**Dataset excerpts**
____
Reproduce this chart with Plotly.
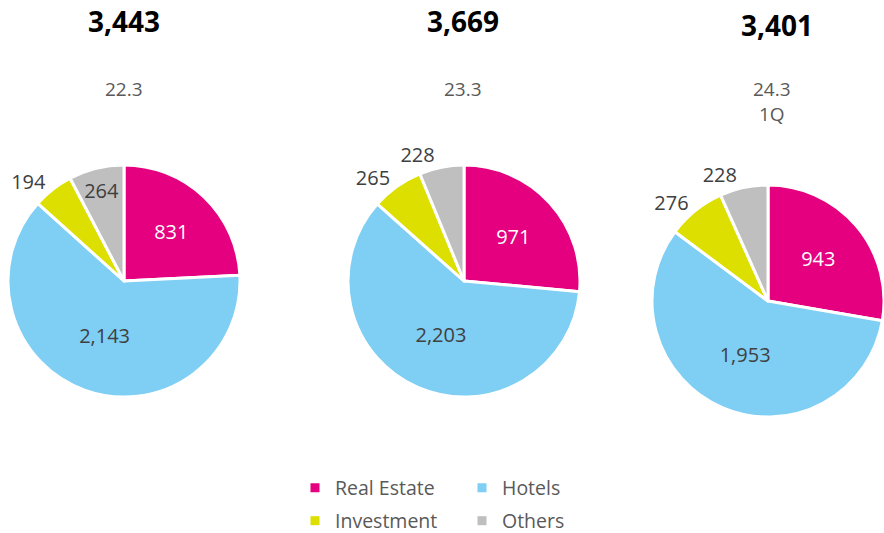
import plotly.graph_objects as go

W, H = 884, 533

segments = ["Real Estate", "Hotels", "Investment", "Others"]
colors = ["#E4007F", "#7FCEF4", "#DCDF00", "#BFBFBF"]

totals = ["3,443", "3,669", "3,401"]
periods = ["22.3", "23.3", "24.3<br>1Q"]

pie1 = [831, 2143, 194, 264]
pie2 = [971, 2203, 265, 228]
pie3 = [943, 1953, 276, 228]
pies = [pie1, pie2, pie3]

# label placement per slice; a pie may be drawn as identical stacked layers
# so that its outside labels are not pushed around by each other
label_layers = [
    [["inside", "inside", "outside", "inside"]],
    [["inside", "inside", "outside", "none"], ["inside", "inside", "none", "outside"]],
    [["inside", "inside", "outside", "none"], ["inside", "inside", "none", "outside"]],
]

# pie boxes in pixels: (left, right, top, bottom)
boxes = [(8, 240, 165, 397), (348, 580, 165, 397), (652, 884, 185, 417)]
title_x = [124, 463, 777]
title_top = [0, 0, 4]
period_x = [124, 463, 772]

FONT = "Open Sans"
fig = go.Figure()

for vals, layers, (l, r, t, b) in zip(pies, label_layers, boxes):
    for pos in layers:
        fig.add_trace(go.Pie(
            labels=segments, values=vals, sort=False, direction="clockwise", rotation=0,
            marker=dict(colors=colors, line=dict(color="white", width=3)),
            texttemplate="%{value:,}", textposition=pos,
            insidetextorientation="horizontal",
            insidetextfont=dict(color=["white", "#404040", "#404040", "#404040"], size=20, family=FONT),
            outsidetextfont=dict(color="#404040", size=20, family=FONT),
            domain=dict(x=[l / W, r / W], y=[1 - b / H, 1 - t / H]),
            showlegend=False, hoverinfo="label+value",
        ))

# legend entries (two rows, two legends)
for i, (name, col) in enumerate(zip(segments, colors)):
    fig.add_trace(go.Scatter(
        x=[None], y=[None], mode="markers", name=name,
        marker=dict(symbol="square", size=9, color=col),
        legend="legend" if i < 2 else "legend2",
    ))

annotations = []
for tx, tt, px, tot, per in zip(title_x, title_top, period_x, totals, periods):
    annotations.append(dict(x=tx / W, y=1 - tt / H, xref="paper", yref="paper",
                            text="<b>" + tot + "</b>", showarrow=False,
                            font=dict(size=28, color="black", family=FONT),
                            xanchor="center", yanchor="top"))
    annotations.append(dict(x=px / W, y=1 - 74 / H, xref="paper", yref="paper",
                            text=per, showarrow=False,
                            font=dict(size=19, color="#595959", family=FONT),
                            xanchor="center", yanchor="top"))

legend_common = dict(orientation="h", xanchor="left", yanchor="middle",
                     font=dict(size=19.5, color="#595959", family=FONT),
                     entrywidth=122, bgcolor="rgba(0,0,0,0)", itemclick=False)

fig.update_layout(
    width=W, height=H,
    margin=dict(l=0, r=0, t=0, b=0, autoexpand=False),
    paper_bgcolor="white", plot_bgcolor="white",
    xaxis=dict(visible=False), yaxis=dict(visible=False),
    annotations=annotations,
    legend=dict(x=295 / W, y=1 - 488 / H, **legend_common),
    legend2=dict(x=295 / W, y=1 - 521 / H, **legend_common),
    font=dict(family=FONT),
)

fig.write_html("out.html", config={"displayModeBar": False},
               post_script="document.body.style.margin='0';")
____
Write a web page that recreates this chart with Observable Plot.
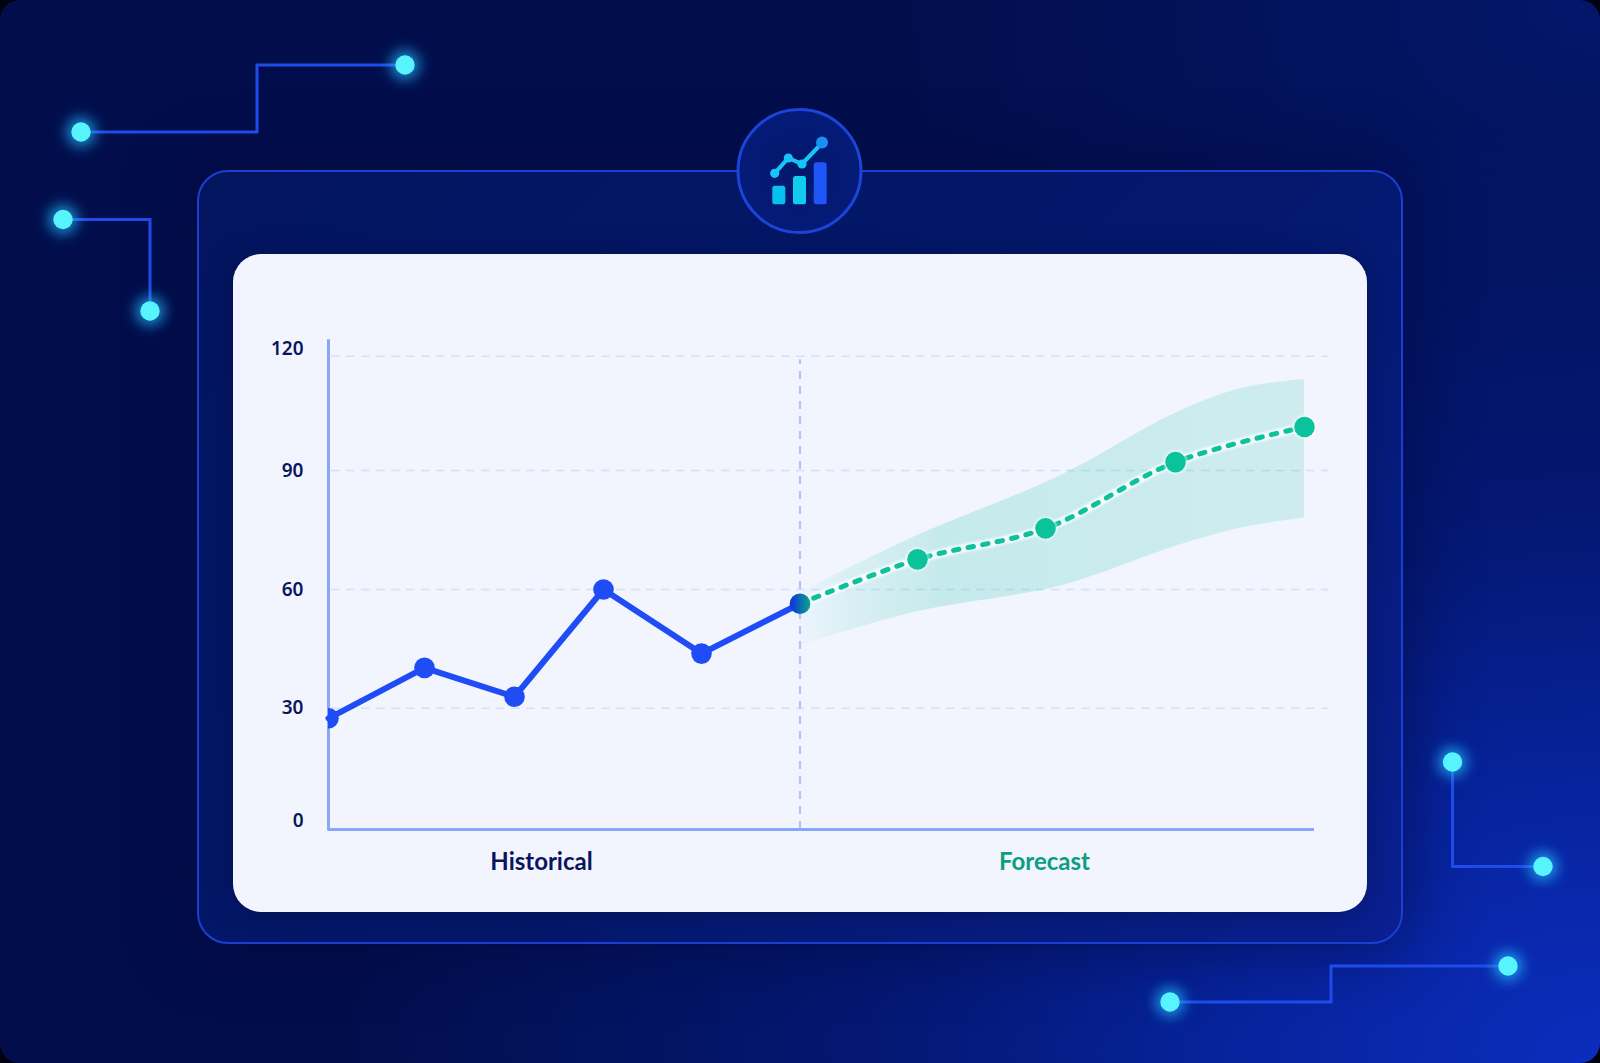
____
**Work required**
Working from the entries above, reproduce exactly and only the lines beginning with the line that has "Reproduce this chart with Plotly." and ending with the line that has "pies = [pie1, pie2, pie3]"; omit all pictures.

**Exercise answer**
Reproduce this chart with Plotly.
import plotly.graph_objects as go

W, H = 884, 533

segments = ["Real Estate", "Hotels", "Investment", "Others"]
colors = ["#E4007F", "#7FCEF4", "#DCDF00", "#BFBFBF"]

totals = ["3,443", "3,669", "3,401"]
periods = ["22.3", "23.3", "24.3<br>1Q"]

pie1 = [831, 2143, 194, 264]
pie2 = [971, 2203, 265, 228]
pie3 = [943, 1953, 276, 228]
pies = [pie1, pie2, pie3]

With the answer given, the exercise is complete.